At 16:30, after almost 60 kilometers, we let our vehicles roll through the town of Pancevo, which is only about 20 kilometers from Belgrade. We had to take this detour to avoid the killer traffic in Belgrade. Of course, we didn’t expect these merciless squalls. But who knows whether something would have happened to us on the shorter, supposedly easier route? So we mainly just had to fight against the wind. We are pushing our bikes over several train tracks when a man shouts something incomprehensible at us. “Hurry up Denis! There’s a train coming!” Tanja calls out, understanding, and we hurry to get off the tracks. Sure enough, a little later the train thunders past. The level crossing barrier has no function whatsoever and the red lights of the hazard warning lights have been broken for a long time. Shaking our heads, we walk on. Plastic bags and dust fly through the air. The ugly things hang in the branches of many trees near the tracks. The wind blows some of them up into balloons. There is garbage lying around as far as the eye can see. “It’s unbelievable how it looks here,” I say in amazement, looking at the broken houses and buildings. Pancevo seems to us like a memorial to war. The houses are more or less completely run-down and some of them look as if they will soon collapse. We are sent to a guesthouse. A very poor-looking man explains to me in front of the entrance to the shelter that people who would otherwise have to stay on the street sleep here. “Here you are in front of the lowest category of accommodation. There are no showers and the toilets are in the corridor. I’m only here because I can’t work anymore. I’m ill, do you understand? The doctor told me I can only move very slowly. My heart and lungs are broken. It’s from work,” he says without taking a breath and stands in front of my bike so that I have no chance of getting away. “It’s terrible,” I confirm his suffering. “Yes, it’s terrible. I speak French, English and Russian. And what good did it do me? My father was a royalist. We were always politically active,” he continues, while I can barely hold myself up from exhaustion. “Sorry, I can understand your gloom, but I have to keep going,” I say, pushing my bike slowly. He carefully pulls his foot back and clears the way for me. “See you again,” I call out and wave.

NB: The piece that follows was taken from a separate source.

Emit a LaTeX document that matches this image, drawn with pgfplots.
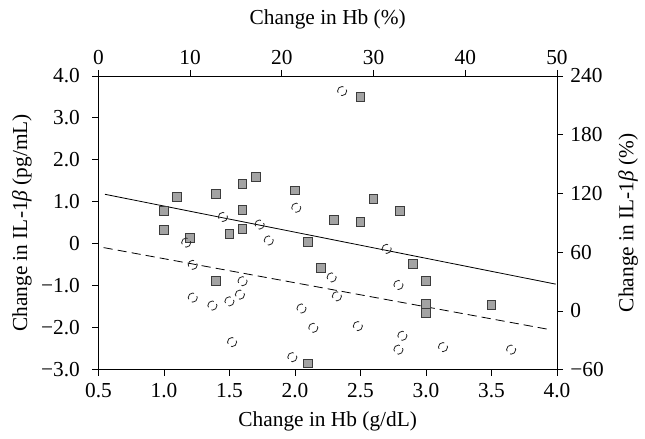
\documentclass[border=0pt]{standalone}
\usepackage{fontspec}
\setmainfont{Liberation Serif}
\usepackage{pgfplots}
\pgfplotsset{compat=1.18}
\definecolor{sqfill}{HTML}{A3A3A3}
\definecolor{sqedge}{HTML}{3C3C3C}
\begin{document}
\fontsize{21}{25}\selectfont
\begin{tikzpicture}
\pgfplotsset{every axis/.append style={
    width=451pt, height=289pt, scale only axis,
    tick align=outside, major tick length=6pt,
    tick style={black, line width=0.8pt},
    axis line style={black, line width=0.8pt},
    /pgf/number format/assume math mode=true,
    tick label style={font=\fontsize{21}{25}\selectfont},
    label style={font=\fontsize{21}{25}\selectfont},
    xlabel near ticks, ylabel near ticks,
}}
% main axes: g/dL and pg/mL
\begin{axis}[
    xmin=0.5, xmax=4, ymin=-3, ymax=4,
    xtick={0.5,1,1.5,2,2.5,3,3.5,4},
    xticklabels={0.5,1.0,1.5,2.0,2.5,3.0,3.5,4.0},
    ytick={-3,-2,-1,0,1,2,3,4},
    yticklabels={−3.0,−2.0,−1.0,0,1.0,2.0,3.0,4.0},
    yticklabel style={xshift=-5pt},
    xtick pos=left, ytick pos=left,
    xlabel={Change in Hb (g/dL)},
    ylabel={Change in IL-1\textit{β} (pg/mL)},
    ylabel style={yshift=-5pt},
]
% regression lines
\addplot[black, line width=0.8pt] coordinates {(0.55,1.18) (3.99,-0.96)};
\addplot[black, line width=0.8pt, dash pattern=on 9pt off 5pt] coordinates {(0.54,-0.09) (3.94,-2.04)};
% squares
\addplot[only marks, mark=square*, mark size=4.3pt,
    mark options={fill=sqfill, draw=sqedge, line width=1pt}] coordinates {
    (1.0,0.78) (1.0,0.33) (1.1,1.12) (1.2,0.14) (1.4,1.18) (1.4,-0.89)
    (1.5,0.23) (1.6,1.42) (1.6,0.80) (1.6,0.35) (1.7,1.59) (2.0,1.27)
    (2.1,0.05) (2.1,-2.85) (2.2,-0.58) (2.3,0.56) (2.5,0.52) (2.5,3.50)
    (2.6,1.06) (2.8,0.79) (2.9,-0.48) (3.0,-0.88) (3.0,-1.44) (3.0,-1.64)
    (3.5,-1.45)
};
% open circles
\addplot[only marks, mark=o, mark size=4.5pt,
    mark options={draw=black!85, line width=0.8pt,
      dash pattern=on 1.5pt off 4pt on 10.1pt off 4pt on 8.7pt off 0pt}] coordinates {
    (1.17,0.03) (1.22,-0.50) (1.22,-1.28) (1.37,-1.47) (1.45,0.64) (1.50,-1.37)
    (1.52,-2.34) (1.58,-1.21) (1.60,-0.89) (1.73,0.46) (1.80,0.08) (1.98,-2.70)
    (2.01,0.86) (2.05,-1.54) (2.14,-2.00) (2.28,-0.80) (2.32,-1.25) (2.36,3.64)
    (2.48,-1.96) (2.70,-0.12) (2.79,-0.98) (2.79,-2.52) (2.82,-2.19) (3.13,-2.46)
    (3.65,-2.52)
};
\end{axis}
% secondary axes: percentages
\begin{axis}[
    xmin=0, xmax=50, ymin=-60, ymax=240,
    xtick={0,10,20,30,40,50},
    ytick={-60,0,60,120,180,240},
    yticklabels={−60,0,60,120,180,240},
    xtick pos=right, ytick pos=right,
    xticklabel pos=right, yticklabel pos=right,
    xticklabel style={yshift=-2pt},
    xlabel={Change in Hb (\%)},
    xlabel style={yshift=6pt},
    ylabel={Change in IL-1\textit{β} (\%)},
]
\end{axis}
% a little white margin, as in the reference
\path (current bounding box.north west) ++(-5pt,3pt);
\end{tikzpicture}
\end{document}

Then we reach the only hotel in town, which is absolutely run-down. Adding to the desolation of the place, it flaunts its ugliness on the square. The wind chases the leaves that have fallen from the trees through the air. The swirling dust, our powerlessness and the cold of the day make me feel like the world is going to end at any moment. We would love to continue, but it is still 31 kilometers to the next town. Even if there were no squalls sweeping through the streets today, this distance would be too far. Apart from that, we don’t know whether the situation in Kovin is similar to the one here. I’ll never write my next update in there,” I say resolutely, entering the building of a communist era. “You can park your bikes in the underground garage,” says the grumpy man behind the counter. “But they’ll probably be stolen from us. The bikes are all we have and are very important for our trip. We want to take them to China,” I explain, pleading for some sympathy. “All right, you can park your bikes there in the checkroom. There’s someone at reception all night. You’re in good hands there,” he offers me, to which I thank him warmly.
We realize that the people here in Serbia are a bit dismissive at first. Definitely different from Hungary. Once you have overcome the first barrier, they usually become friendlier and sometimes have a smile for us. Of course, it is impossible for us to assign a character trait to an entire people in such a short time. They are just impressions that touch us every day. Basically, there are also very friendly, open people here. Nevertheless, they are different and we have to learn to deal with this mentality.
Like every time, it’s a real effort to lug everything we own into the room. Thank goodness there is an elevator. For 35 euros a night, we cheerlessly move into the unfriendly and sober Eastern Bloc room.